Everything today is racist, that is if you’re White and expect integrity within our great nation. The Daily Signal, on Wednesday, July 14th, ran this headline, “It’s Not Racist to Support Election Integrity Laws.”
Earlier this month, when I heard that the Supreme Court had struck down a lawsuit claiming that Arizona’s election laws were a form of racist voter suppression, I happened to be standing where civil rights leaders long ago gathered to talk about the very issue of fighting for the right to cast their vote without fear or intimidation.
In 2005, I worked with Democrats and Republicans on the bipartisan Commission on Federal Election Reform, also known as the Carter-Baker Commission, which examined all the ways we could strengthen the integrity of American elections. Reforms such as requiring voter ID, verifying that only citizens voted, and sharing voter lists among the states to prevent people from voting twice were agreed to by both sides as good policy.
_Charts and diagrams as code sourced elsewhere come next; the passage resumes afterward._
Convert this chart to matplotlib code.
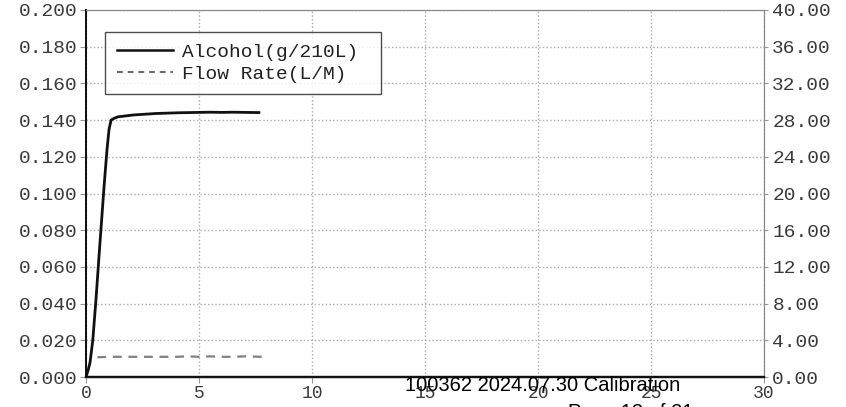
import numpy as np
from matplotlib import pyplot as plt
from matplotlib.lines import Line2D

# breath test trace
time_s = [0.0, 0.1, 0.18, 0.3, 0.44, 0.6, 0.8, 0.93, 1.02, 1.11, 1.25, 1.42,
          1.7, 2.1, 2.6, 3.1, 3.6, 4.1, 4.6, 5.0, 5.5, 6.0, 6.5, 7.0, 7.65]
alcohol = [0.000, 0.004, 0.008, 0.020, 0.042, 0.070, 0.104, 0.124, 0.135, 0.140,
           0.1410, 0.1418, 0.1422, 0.1428, 0.1432, 0.1436, 0.1438, 0.1440, 0.1441,
           0.1442, 0.1443, 0.1442, 0.1443, 0.1442, 0.1441]

flow_time = [0.5, 1.0, 1.5, 2.0, 2.5, 3.0, 3.5, 4.0, 4.5, 5.0, 5.5, 6.0, 6.5, 7.0, 7.8]
flow_rate = [2.15, 2.2, 2.2, 2.2, 2.2, 2.2, 2.2, 2.2, 2.25, 2.2, 2.25, 2.2, 2.2, 2.25, 2.2]

left_ticks = np.arange(0, 0.201, 0.02)
right_ticks = np.arange(0, 40.01, 4)
x_ticks = [0, 5, 10, 15, 20, 25, 30]

MONO = 'Liberation Mono'
TXT = '#3a3a3a'

fig = plt.figure(figsize=(8.46, 4.07), dpi=100)
ax = fig.add_axes([86/846., 1 - 377/407., (764 - 86)/846., (377 - 10)/407.])
ax2 = ax.twinx()

ax.plot(time_s, alcohol, color='#111111', lw=2.0, zorder=5)
ax2.plot(flow_time, flow_rate, color='#808080', lw=1.6, ls=(0, (4, 3)), zorder=4)

ax.set_xlim(0, 30)
ax.set_ylim(0, 0.2)
ax2.set_ylim(0, 40)

ax.set_xticks(x_ticks)
ax.set_xticklabels([str(t) for t in x_ticks], family=MONO, fontsize=13, color=TXT)
ax.set_yticks(left_ticks)
ax.set_yticklabels(['%.3f' % v for v in left_ticks], family=MONO, fontsize=14, color=TXT)
ax2.set_yticks(right_ticks)
ax2.set_yticklabels(['%.2f' % v for v in right_ticks], family=MONO, fontsize=14, color=TXT)

ax.grid(True, color='#aaaaaa', ls=':', lw=1.0)
ax.tick_params(axis='both', length=4, width=0.8, color='#999999', pad=2)
ax2.tick_params(axis='y', length=3, width=0.8, color='#999999', pad=3)

for a in (ax, ax2):
    a.spines['left'].set_color('#111111')
    a.spines['left'].set_linewidth(1.4)
    a.spines['bottom'].set_color('#111111')
    a.spines['bottom'].set_linewidth(1.6)
    a.spines['top'].set_color('#888888')
    a.spines['right'].set_color('#888888')

handles = [Line2D([], [], color='#111111', lw=1.8),
           Line2D([], [], color='#666666', lw=1.4, ls=(0, (3, 2.5)))]
leg = ax.legend(handles, ['Alcohol(g/210L) ', 'Flow Rate(L/M)'],
                loc='upper left', bbox_to_anchor=(0.028, 0.94),
                prop={'family': MONO, 'size': 14}, frameon=True, fancybox=False,
                handlelength=2.9, handletextpad=0.45, borderpad=0.6,
                labelspacing=0.2, borderaxespad=0)
leg.get_frame().set_edgecolor('#222222')
leg.get_frame().set_linewidth(1.0)
for t in leg.get_texts():
    t.set_color('#222222')

# stamp text overlaid on the page
fig.text(405/846., 1 - 391/407., '100362 2024.07.30 Calibration',
         family='Liberation Sans', fontsize=14.5, color='black', zorder=10)
fig.text(693/846., 1 - 418/407., 'Page 12 of 21', ha='right',
         family='Liberation Sans', fontsize=14.5, color='black', zorder=10)

fig.savefig('out.png', dpi=100)
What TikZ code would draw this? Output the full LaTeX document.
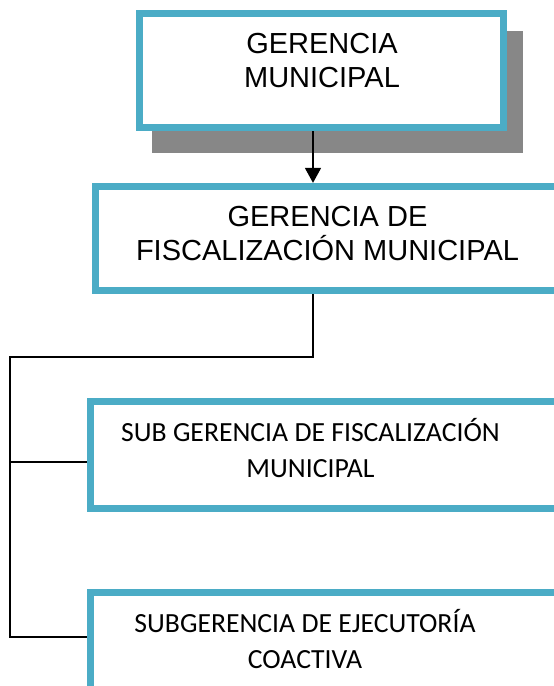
\documentclass[tikz,border=0pt]{standalone}
\usepackage{fontspec}
\setmainfont{Liberation Sans}
\newfontfamily\calfont{Carlito}
\usetikzlibrary{arrows.meta}
\definecolor{teal5}{HTML}{4BACC6}
\definecolor{shadowgrey}{HTML}{878787}
\tikzset{
  orgbox/.style={draw=teal5, line width=6.8pt, fill=white, rectangle, inner sep=0pt},
  shadowbox/.style={fill=shadowgrey, draw=none, rectangle, inner sep=0pt},
  arialtext/.style={align=center, inner sep=0pt, font=\fontsize{29}{34}\selectfont},
  calitext/.style={align=center, inner sep=0pt, font=\calfont\fontsize{27.7}{36}\selectfont},
  conn/.style={draw=black, line width=1.6pt},
}
\begin{document}
\begin{tikzpicture}[x=1pt,y=-1pt]
\useasboundingbox (0,0) rectangle (554,686);
\clip (0,0) rectangle (554,686);
% shadow and top box
\node[shadowbox, minimum width=371pt, minimum height=122pt] (shadow) at (337.5,92) {};
\node[orgbox, minimum width=364.5pt, minimum height=114.5pt] (gm) at (321.5,70.5) {};
\node[arialtext, anchor=base] (gmtext) at (322,87.3) {GERENCIA\\MUNICIPAL};
% second box
\node[orgbox, minimum width=474.75pt, minimum height=104.5pt] (gfm) at (332.6,238.5) {};
\node[arialtext, anchor=base] (gfmtext) at (327.5,260.7) {GERENCIA DE\\FISCALIZACIÓN MUNICIPAL};
% third box
\node[orgbox, minimum width=479.75pt, minimum height=107.5pt] (sgf) at (330.1,455) {};
\node[calitext, anchor=base] (sgftext) at (310.5,477.3) {SUB GERENCIA DE FISCALIZACIÓN\\MUNICIPAL};
% fourth box
\node[orgbox, minimum width=479.75pt, minimum height=127.75pt] (sge) at (330.1,656) {};
\node[calitext, anchor=base] (sgetext) at (305,668.3) {SUBGERENCIA DE EJECUTORÍA\\COACTIVA};
% connector coordinates
\coordinate (ax) at (313,0);
\coordinate (bus) at (10,357);
\coordinate (b3) at (10,462);
\coordinate (b4) at (10,637);
% arrow
\draw[conn, -{Triangle[width=16pt,length=15pt]}] (gm.south -| ax) -- (gfm.north -| ax);
% tree
\draw[conn] (gfm.south -| ax) |- (bus) -- (b4) -- (b4 -| sge.west);
\draw[conn] (b3) -- (b3 -| sgf.west);
\end{tikzpicture}
\end{document}
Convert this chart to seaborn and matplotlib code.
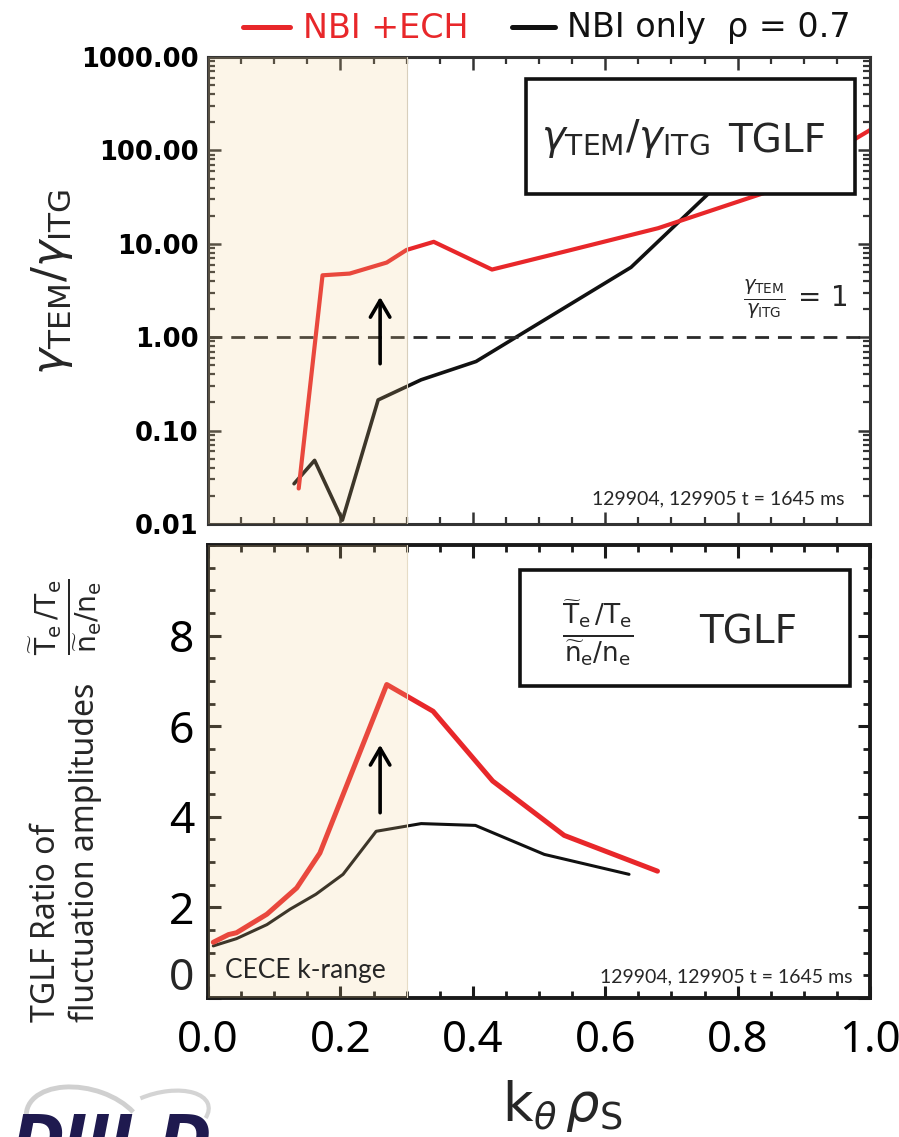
import numpy as np
import pandas as pd
import matplotlib
matplotlib.use("Agg")
import matplotlib.pyplot as plt
import seaborn as sns
from matplotlib.patches import Rectangle, Arc
from matplotlib.lines import Line2D
from matplotlib.ticker import MultipleLocator, LogLocator, NullFormatter

# ---------------- data ----------------
k_top_ech = [0.137, 0.173, 0.214, 0.27, 0.30, 0.341, 0.429, 0.54, 0.68, 0.84, 1.0]
g_top_ech = [0.024, 4.6, 4.8, 6.3, 8.6, 10.5, 5.3, 8.3, 14.7, 35, 165]

k_top_nbi = [0.130, 0.161, 0.203, 0.257, 0.322, 0.405, 0.639, 0.757, 0.84]
g_top_nbi = [0.027, 0.048, 0.011, 0.213, 0.35, 0.55, 5.6, 35, 130]

k_bot_ech = [0.008, 0.031, 0.043, 0.089, 0.134, 0.169, 0.27, 0.34, 0.43, 0.538, 0.679]
r_bot_ech = [1.23, 1.40, 1.44, 1.85, 2.43, 3.2, 6.92, 6.33, 4.79, 3.59, 2.80]

k_bot_nbi = [0.008, 0.043, 0.089, 0.124, 0.163, 0.204, 0.254, 0.322, 0.404, 0.508, 0.636]
r_bot_nbi = [1.15, 1.31, 1.62, 1.96, 2.29, 2.73, 3.68, 3.85, 3.81, 3.17, 2.73]

top_yticks = [0.01, 0.1, 1, 10, 100, 1000]
top_yticklabels = ["0.01", "0.10", "1.00", "10.00", "100.00", "1000.00"]
bot_yticks = [0, 2, 4, 6, 8]
bot_yticklabels = ["", "2", "4", "6", "8"]   # "0" is drawn slightly raised, as in the original
xticks = [0.0, 0.2, 0.4, 0.6, 0.8, 1.0]
xticklabels = ["0.0", "0.2", "0.4", "0.6", "0.8", "1.0"]
cece_range = (0.0, 0.3)
footnote = "129904, 129905 t = 1645 ms"

# ---------------- style ----------------
sns.set_theme(style="ticks")
plt.rcParams["font.family"] = ["DejaVu Sans"]
plt.rcParams["mathtext.fontset"] = "dejavusans"
LATO = ["Lato", "DejaVu Sans"]
NOTO = ["Noto Sans", "DejaVu Sans"]

RED = "#e8272a"
BLK = "#111111"
SHADE = (240/255, 205/255, 140/255)

W, H = 899, 1137
fig = plt.figure(figsize=(W/100, H/100), dpi=100)
fig.patch.set_facecolor("white")

def fx(px):
    return px / W

def fy(py):
    return 1 - py / H

L, R = 208, 870
ax1 = fig.add_axes([fx(L), fy(524), fx(R) - fx(L), fy(57) - fy(524)])
ax2 = fig.add_axes([fx(L), fy(998), fx(R) - fx(L), fy(545) - fy(998)])

# ---------------- top panel ----------------
top_ech = pd.DataFrame({"k": k_top_ech, "g": g_top_ech})
top_nbi = pd.DataFrame({"k": k_top_nbi, "g": g_top_nbi})
sns.lineplot(data=top_nbi, x="k", y="g", ax=ax1, color=BLK, linewidth=2.6,
             sort=False, estimator=None, zorder=2)
sns.lineplot(data=top_ech, x="k", y="g", ax=ax1, color=RED, linewidth=3.0,
             sort=False, estimator=None, zorder=2)
ax1.set_yscale("log")
ax1.set_xlim(0, 1)
ax1.set_ylim(0.01, 1000)
ax1.axhline(1.0, color="#2a2a2a", lw=2.0, dashes=(5, 3.2), zorder=2.5)
ax1.axvspan(*cece_range, color=SHADE, alpha=0.2, lw=0, zorder=3)
ax1.axvline(cece_range[1], color="#d8cfbc", lw=0.8, zorder=3)

ax1.set_yticks(top_yticks)
ax1.set_yticklabels(top_yticklabels)
ax1.yaxis.set_minor_locator(LogLocator(base=10, subs=np.arange(2, 10)))
ax1.yaxis.set_minor_formatter(NullFormatter())
ax1.set_xticks(xticks)
ax1.xaxis.set_minor_locator(MultipleLocator(0.05))
ax1.set_xticklabels([])
ax1.set_xlabel("")
ax1.set_ylabel("")
ax1.tick_params(which="both", direction="in", top=True, right=True, colors="#333333")
ax1.tick_params(which="major", length=9, width=1.8)
ax1.tick_params(which="minor", length=5, width=1.6)
ax1.tick_params(axis="y", labelsize=18.5, pad=7, labelcolor="black")
for lbl in ax1.get_yticklabels():
    lbl.set_fontweight("bold")
for s in ax1.spines.values():
    s.set_linewidth(2.2)
    s.set_color("#333333")

ax1.annotate("", xy=(0.26, 2.7), xytext=(0.26, 0.52),
             arrowprops=dict(arrowstyle="->,head_length=0.6,head_width=0.35",
                             lw=2.6, color="black", mutation_scale=20,
                             shrinkA=0, shrinkB=0), zorder=6)

ax1.add_patch(Rectangle((0.481, 0.707), 0.497, 0.245, transform=ax1.transAxes,
                        facecolor="white", edgecolor=BLK, lw=2.6, zorder=7))
ax1.text(0.63, 0.825, r"$\gamma_{\rm TEM}/\gamma_{\rm ITG}$", transform=ax1.transAxes,
         fontsize=29, ha="center", va="center", zorder=8)
ax1.text(0.86, 0.818, "TGLF", transform=ax1.transAxes, fontsize=28,
         ha="center", va="center", zorder=8)
ax1.text(0.887, 0.48, r"$\frac{\gamma_{\rm TEM}}{\gamma_{\rm ITG}}\,=\,1$", transform=ax1.transAxes,
         fontsize=20, ha="center", va="center", zorder=8)
ax1.text(0.962, 0.0535, footnote, transform=ax1.transAxes, fontsize=14,
         family=LATO, ha="right", va="center", zorder=8)

# ---------------- bottom panel ----------------
bot_ech = pd.DataFrame({"k": k_bot_ech, "r": r_bot_ech})
bot_nbi = pd.DataFrame({"k": k_bot_nbi, "r": r_bot_nbi})
sns.lineplot(data=bot_nbi, x="k", y="r", ax=ax2, color=BLK, linewidth=2.2,
             sort=False, estimator=None, zorder=2)
sns.lineplot(data=bot_ech, x="k", y="r", ax=ax2, color=RED, linewidth=3.6,
             sort=False, estimator=None, zorder=2)
ax2.set_xlim(0, 1)
ax2.set_ylim(0, 10)
ax2.axvspan(*cece_range, color=SHADE, alpha=0.2, lw=0, zorder=3)
ax2.axvline(cece_range[1], color="#e6dcc6", lw=0.8, zorder=3)
ax2.set_yticks(bot_yticks)
ax2.set_yticklabels(bot_yticklabels)
ax2.yaxis.set_minor_locator(MultipleLocator(0.5))
ax2.set_xticks(xticks)
ax2.set_xticklabels(xticklabels)
ax2.xaxis.set_minor_locator(MultipleLocator(0.05))
ax2.set_xlabel("")
ax2.set_ylabel("")
ax2.tick_params(which="both", direction="in", top=True, right=True, colors="#1a1a1a")
ax2.tick_params(which="major", length=9, width=2.2)
ax2.tick_params(which="minor", length=5, width=2.0)
ax2.tick_params(axis="y", labelsize=32, pad=10, labelcolor="black")
ax2.tick_params(axis="x", labelsize=31.5, pad=15, labelcolor="black")
for lbl in ax2.get_xticklabels() + ax2.get_yticklabels():
    lbl.set_family(NOTO)
for s in ax2.spines.values():
    s.set_linewidth(2.8)
    s.set_color("#1a1a1a")
# raised zero label on the y axis
fig.text(fx(194), fy(979), "0", fontsize=32, family=NOTO, ha="right", va="center")

ax2.annotate("", xy=(0.26, 5.59), xytext=(0.26, 4.09),
             arrowprops=dict(arrowstyle="->,head_length=0.6,head_width=0.35",
                             lw=2.6, color="black", mutation_scale=20,
                             shrinkA=0, shrinkB=0), zorder=6)

ax2.add_patch(Rectangle((0.471, 0.689), 0.499, 0.256, transform=ax2.transAxes,
                        facecolor="white", edgecolor=BLK, lw=2.6, zorder=7))
ax2.text(0.589, 0.806, r"$\frac{\widetilde{\mathrm{T}}_{\mathrm{e}}\,/\mathrm{T}_{\mathrm{e}}}{\widetilde{\mathrm{n}}_{\mathrm{e}}/\mathrm{n}_{\mathrm{e}}}$",
         transform=ax2.transAxes, fontsize=27, ha="center", va="center", zorder=8)
ax2.text(0.816, 0.806, "TGLF", transform=ax2.transAxes, fontsize=28,
         ha="center", va="center", zorder=8)
ax2.text(0.974, 0.046, footnote, transform=ax2.transAxes, fontsize=14,
         family=LATO, ha="right", va="center", zorder=8)
ax2.text(0.026, 0.06, "CECE k-range", transform=ax2.transAxes, fontsize=19,
         family=LATO, ha="left", va="center", zorder=8)

# ---------------- figure-level labels ----------------
fig.text(fx(52), fy(282), r"$\gamma_{\rm TEM}/\gamma_{\rm ITG}$", rotation=90,
         fontsize=32, ha="center", va="center")
fig.text(fx(66), fy(1022), "TGLF Ratio of\nfluctuation amplitudes", rotation=90,
         fontsize=23, family=NOTO, ha="center", va="bottom",
         multialignment="left", linespacing=1.25)
fig.text(fx(66), fy(617),
         r"$\frac{\widetilde{\mathrm{T}}_{\mathrm{e}}\,/\mathrm{T}_{\mathrm{e}}}{\widetilde{\mathrm{n}}_{\mathrm{e}}/\mathrm{n}_{\mathrm{e}}}$",
         rotation=90, fontsize=29, ha="center", va="center")
fig.text(fx(562), fy(1106), r"$\mathrm{k}_{\theta}\,\rho_{\mathrm{S}}$", fontsize=38,
         ha="center", va="center")

# legend row
fig.add_artist(Line2D([fx(243), fx(290)], [fy(27), fy(27)], transform=fig.transFigure,
                      color=RED, lw=3.6))
fig.text(fx(303), fy(28), "NBI +ECH", color=RED, fontsize=24, ha="left", va="center")
fig.add_artist(Line2D([fx(512), fx(555)], [fy(27), fy(27)], transform=fig.transFigure,
                      color=BLK, lw=3.6))
fig.text(fx(567), fy(28), "NBI only", color=BLK, fontsize=24, ha="left", va="center")
fig.text(fx(727), fy(28), "\u03c1 = 0.7", color=BLK, fontsize=24, ha="left", va="center")

# DIII-D logo (partially visible at bottom)
fig.add_artist(Arc((0.85, (H - 1125) / 100), 1.20, 0.72, angle=-15, theta1=30, theta2=190,
                   transform=fig.dpi_scale_trans, color="#d0d0d0", lw=3.5))
fig.add_artist(Arc((1.60, (H - 1118) / 100), 1.00, 0.50, angle=15, theta1=-15, theta2=120,
                   transform=fig.dpi_scale_trans, color="#d4d4d4", lw=3.0))
fig.text(fx(13), fy(1113), "DIII-D", fontsize=45, fontweight="bold", fontstyle="italic",
         color="#1f1a4f", ha="left", va="top")

fig.savefig("out.png", dpi=100, facecolor="white")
Yet today, the left is reneging on that agreement. Somehow, those were commonsense reforms in 2005. Now, the left calls many of them racist.
The National Director of the Knights Party of the Ku Klux Klan, based in Harrison, Arkansas, Thomas Robb, spoke from his National Office saying, “If anyone is being racist over the idea of voter registration laws, it’s the leftists. In America today, one needs an ID for just about anything, and what the leftists are suggesting is, non-whites in America aren’t intelligent enough to procure an ID card. Now I’m sure most non-whites in America already have an ID card. They’re needed to obtain such things as Section 8 housing, medical assistance, food stamps, and let’s not forget to enter a liquor store! To suggest non-whites can’t obtain an ID to vote is ludacris. This is the left insulting the non-whites to their face, while trying to be certain they remain in power at the same time. It’s easier to ‘cheat’ when nobody has the real numbers or proof of who did what. This is the real reason the leftists are so against the idea of these new voter registration laws.”